When is it appropriate to use a simple modulus as a hashing function?

Question

I need to create a 16 bit hash from a 32 bit number, and I'm trying to determine if a simple modulus 2^16 is appropriate.

The hash will be used in a 2^16 entry hash table for fast lookup of the 32 bit number.

My understanding is that if the data space has a fairly even distribution, that a simple mod 2^16 is fine - it shouldn't result in too many collisions.

In this case, my 32 bit number is the result of a modified adler32 checksum, using 2^16 as M.

So, in a general sense, is my understanding correct, that it's fine to use a simple mod n (where n is hashtable size) as a hashing function if I have an even data distribution?

And specifically, will adler32 give a random enough distribution for this?

Answer 1

Yes, if your 32-bit numbers are uniformly distributed over all possible values, then a modulo n of those will also be uniformly distributed over the n possible values.
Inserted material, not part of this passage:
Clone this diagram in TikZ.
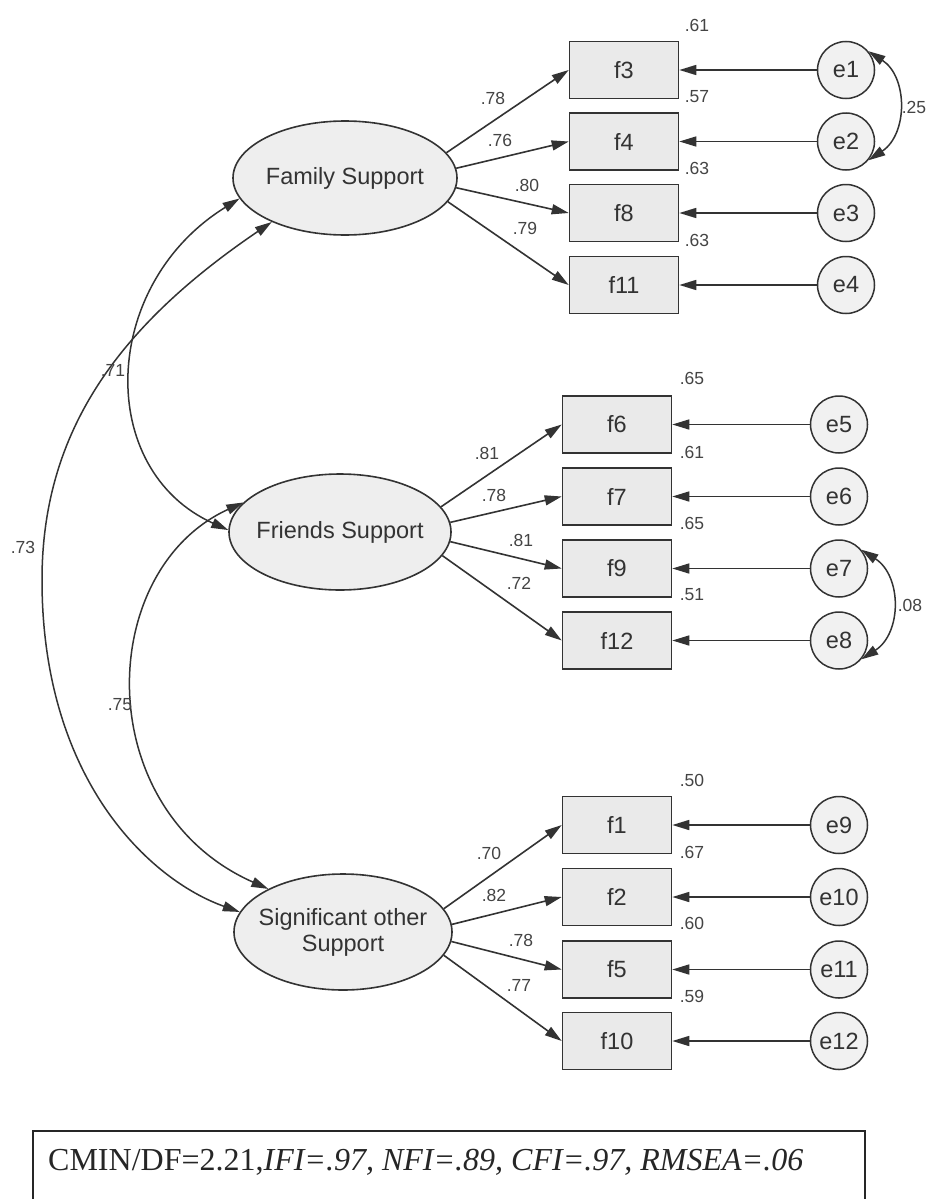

Whether the results of your modified checksum algorithm are uniformly distributed is an entirely different question. That will depend on whether the data you are applying the algorithm to has enough data to roll over the sums several times. If you are applying the algorithm to short strings that don't roll over the sums, then the result will not be uniformly distributed.

If you want a hash function, then you should use a hash function. Neither Adler-32 nor any CRC is a good hash function. There are many very fast and effective hash functions available in the public domain. You can look at CityHash.